Church friends making music

Church friends making music

As had always been the case everywhere we moved, we eventually eased into serving and worshipping in our church community. The congregation we attended met in a small rented meetinghouse in the narrow Rue St. Merri between Notre Dame and the Pompidou Center, and proved to be a cultural mix like we’d never know before and have never known since. There were as many non-French members as there are native French. Once I actually took count: among the one hundred fifty members there were seventeen native tongues. French with every accent you can think of or make up.

Our bishop, or pastor, who was married to a German, was born in former Serbo-Croatia to a French mother. His Italian, Russian and English were as solid as his German, Serbian, Croatian and French. His assistants were two men from Madagascar and the U.S. The presidencies of the women’s and youth organizations were composed of a Malagasy, an Ethiopian, a Romanian, an Iranian who’d converted from Islam, members from the Ivory Coast, Cameroon, the Congo, Angola, South Africa, Ghana and California. Working in the nursery with the youngest children were a Finn who spoke French, Swedish and English, a Swede who spoke Croatian, German, French and English, and myself, an American, who spoke French, German and Norwegian. We were overseeing children who spoke Spanish, French, English and Croatian. And the missionaries, young men and women from America, mostly, but also from France or other western countries, were bringing more and more Mandarin-speaking investigators of the church, students from mainland China and Taiwan, to meetings. When, on top of all these visitors, tourists also flooded our congregation, (which was a regular thing from April to October), everyone fought over the earphones through which we members would give simultaneous translation from French, the lingua franca of our congregation, into whatever language was required. That was primarily English but sometimes was another European tongue. French to German. French to Russian. French to Spanish. When enough Chinese members began attending, special rites like the sacrament (similar to taking the Eucharist) were performed both in French as well as in Mandarin.

The effect of all these cultures crowding into one cramped place made the overflowing facilities look like a general meeting for the U.N. Or, given the microphone head sets, a rehearsal for a Madonna concert tour.

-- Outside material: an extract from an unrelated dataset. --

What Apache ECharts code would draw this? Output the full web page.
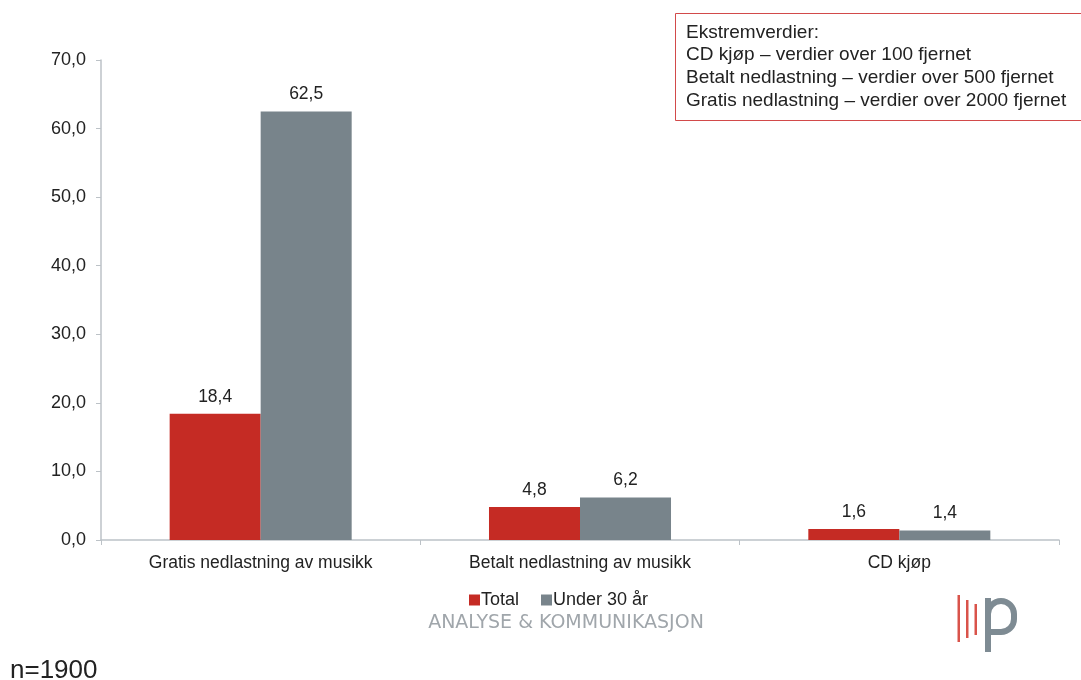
<!DOCTYPE html>
<html><head><meta charset="utf-8">
<script src="https://cdn.jsdelivr.net/npm/echarts@6/dist/echarts.min.js"></script>
<style>html,body{margin:0;padding:0;background:#fff}#c{width:1081px;height:680px}</style>
</head><body><div id="c"></div>
<script>
const categories = ['Gratis nedlastning av musikk', 'Betalt nedlastning av musikk', 'CD kjøp'];
const totalValues = [18.4, 4.8, 1.6];
const under30Values = [62.5, 6.2, 1.4];
const seriesNames = ['Total', 'Under 30 år'];
const noteLines = ['Ekstremverdier:', 'CD kjøp – verdier over 100 fjernet', 'Betalt nedlastning – verdier over 500 fjernet', 'Gratis nedlastning – verdier over 2000 fjernet'];

const FONT = '"Liberation Sans", Arial, sans-serif';
const fmt = v => v.toFixed(1).replace('.', ',');
const chart = echarts.init(document.getElementById('c'), null, {renderer: 'canvas'});
const labelCfg = {show: true, position: 'top', distance: 8, color: '#222', fontFamily: FONT, fontSize: 17.5, formatter: p => fmt(p.value)};
const LOGO_GRAY = '#7E8B93', LOGO_RED = '#D9534A';
chart.setOption({
  animation: false,
  backgroundColor: '#fff',
  grid: {left: 101, right: 22, top: 60, bottom: 140, containLabel: false},
  legend: {
    data: seriesNames, left: 464, top: 586, itemWidth: 11, itemHeight: 11, itemGap: 22,
    icon: 'rect', textStyle: {fontFamily: FONT, fontSize: 18, color: '#222', padding: [0,0,0,-4]},
    selectedMode: false
  },
  xAxis: {
    type: 'category', data: categories,
    axisLine: {lineStyle: {color: '#BCC2C7', width: 1.5}},
    axisTick: {show: true, length: 5, lineStyle: {color: '#BCC2C7'}},
    axisLabel: {color: '#222', fontFamily: FONT, fontSize: 17.5, margin: 14}
  },
  yAxis: {
    type: 'value', min: 0, max: 70, interval: 10,
    axisLine: {show: true, lineStyle: {color: '#BCC2C7', width: 1.5}},
    axisTick: {show: true, length: 5, lineStyle: {color: '#BCC2C7'}},
    splitLine: {show: false},
    axisLabel: {color: '#222', fontFamily: FONT, fontSize: 18, margin: 15, formatter: v => fmt(v)}
  },
  series: [
    {name: seriesNames[0], type: 'bar', data: totalValues, barWidth: '28.5%', barGap: '0%', itemStyle: {color: '#C52B24'}, label: labelCfg},
    {name: seriesNames[1], type: 'bar', data: under30Values, barWidth: '28.5%', itemStyle: {color: '#78848B'}, label: labelCfg}
  ],
  graphic: [
    {type: 'rect', shape: {x: 675.5, y: 13.5, width: 420, height: 107}, style: {fill: '#fff', stroke: '#D24A4A', lineWidth: 1}},
    {type: 'text', left: 686, top: 21, style: {text: noteLines.join('\n'), fontFamily: FONT, fontSize: 19, lineHeight: 22.7, fill: '#222'}},
    {type: 'text', x: 566, y: 623, style: {text: 'ANALYSE & KOMMUNIKASJON', fontFamily: '"DejaVu Sans", sans-serif', fontSize: 19, fill: '#A0A6AB', align: 'center', verticalAlign: 'middle'}},
    {type: 'rect', shape: {x: 957.5, y: 595, width: 2.5, height: 47}, style: {fill: LOGO_RED}},
    {type: 'rect', shape: {x: 966, y: 600, width: 2.5, height: 38}, style: {fill: LOGO_RED}},
    {type: 'rect', shape: {x: 974.5, y: 604, width: 2.5, height: 31}, style: {fill: LOGO_RED}},
    {type: 'rect', shape: {x: 988, y: 601, width: 26, height: 31, r: [13, 13, 13, 0]}, style: {fill: 'none', stroke: LOGO_GRAY, lineWidth: 6}},
    {type: 'rect', shape: {x: 985, y: 598, width: 6, height: 54}, style: {fill: LOGO_GRAY}},
    {type: 'text', left: 10, top: 658, style: {text: 'n=1900', fontFamily: FONT, fontSize: 26, fill: '#222'}}
  ]
});
</script></body></html>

Parker, Claire, Dalton and church friends

Parker, Claire, Dalton and church friends

At home, Claire’s flute teacher spoke French with a Mexican accent. Our temporary live-in student spoke French with a Colombian accent. And Parker’s petite amie (or crush), was native Peruvian, but had lived most her life in Paris and thus spoke French with no accent whatsoever and spoke no English at all. Parker, like the rest of us, was at home in all this, as comfortable as a you’ve ever seen a teenager, back in his circle at the American School of Paris (ASP) playing the drums in three ensembles (jazz, rock and orchestra) and on the weekends with his friends at impromptu percussion gatherings at le Trocadéro overlooking the Eiffel Tower, or on le Pont des Arts overlooking the Seine.

Parker and school friends

Parker and school friends

He also played basketball in the pick-up basketball games with the local guys (Algerian, Moroccan, Tunisian, Egyptian, and Lebanese) who gathered on Saturday mornings at the Champs de Mars, and with one of his best friends from school, (the captain of the basketball and volleyballs teams for which Parker became co-captain), he set up a volleyball sand pit near the Eiffel Tower. He was our resident PPE, or Paris Public Expert, who could shepherd brothers, sister, friends, and strangers on the street and befuddled tourists to whatever place they needed to reach via public transportation.  Paris quickly became his town, the place to which he swore he’d one day return as an adult to live out the rest of his life.